Taxpayers investing in QROFs receive a 30% step-up in basis after five years.
Substantial improvement test reduced to 50% of the property’s original basis (versus 100% for non-rural QOZs).
Many experts, however, doubt these incentives will meaningfully increase rural investment.
Gain Elimination Limit: 30-Year Cap
Under QOZ 2.0, investors may sell QOF interests tax-free anytime from 10 years to 30 years after investment.
After 30 years, appreciation beyond the fair market value at the 30-year mark is taxable.
This differs from QOZ 1.0, which allows tax-free appreciation through December 31, 2047.
New Reporting Requirements
Beginning in 2027, QOFs must report detailed information annually to the IRS, including:
Total assets held
Value and location of QOZ property
Applicable business codes
Amounts invested in each business
Value of tangible/intangible assets (leased or owned)
Number of residential units and employees
List of investors who dispose of QOF interests
QOZ businesses must provide written statements to QOFs with required data.
Penalties: Up to $10,000 per return, or $50,000 for funds with over $10 million in assets.
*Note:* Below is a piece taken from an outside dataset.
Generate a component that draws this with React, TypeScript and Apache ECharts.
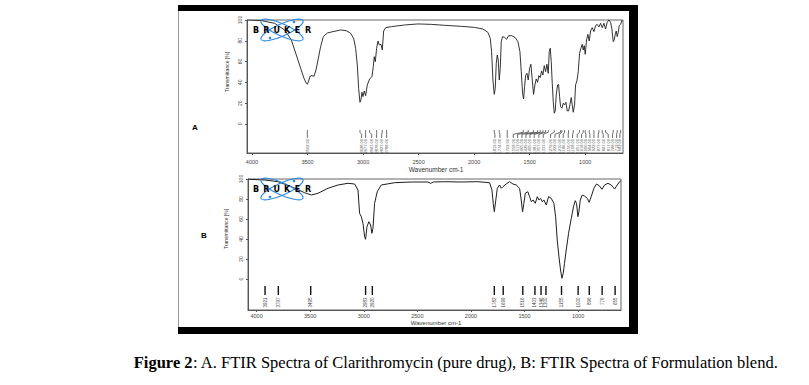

The Treasury Department will issue annual public reports detailing participation, investment levels, and project types.
The QOZ “Dead Zone”
Many experts expect a temporary slowdown in new QOZ investments during 2025–2026.
Investments made in this period defer gains only until December 31, 2026, with no basis step-up.
Investing in 2027 or later provides both:
A five-year deferral, and
A 10% step-up in basis.
Investors can still invest in QOZ 1.0 zones through 2028.
Timing note: Gains realized between mid-2025 and early 2026 can still qualify if invested within 180 days. Gains realized after July 5, 2026, can be invested in 2027 and remain eligible.
Takeaways
OBBBA makes the QOZ program permanent. New zones will be designated every 10 years starting in 2027, under stricter income limits (about 25% fewer zones).
Investments from 2027 onward may defer capital gains tax for five years and receive a 10% step-up in basis.
New QROFs investing in rural zones offer a 30% step-up after five years.
Investments before 2027 defer gains only through 2026, with no step-up in basis.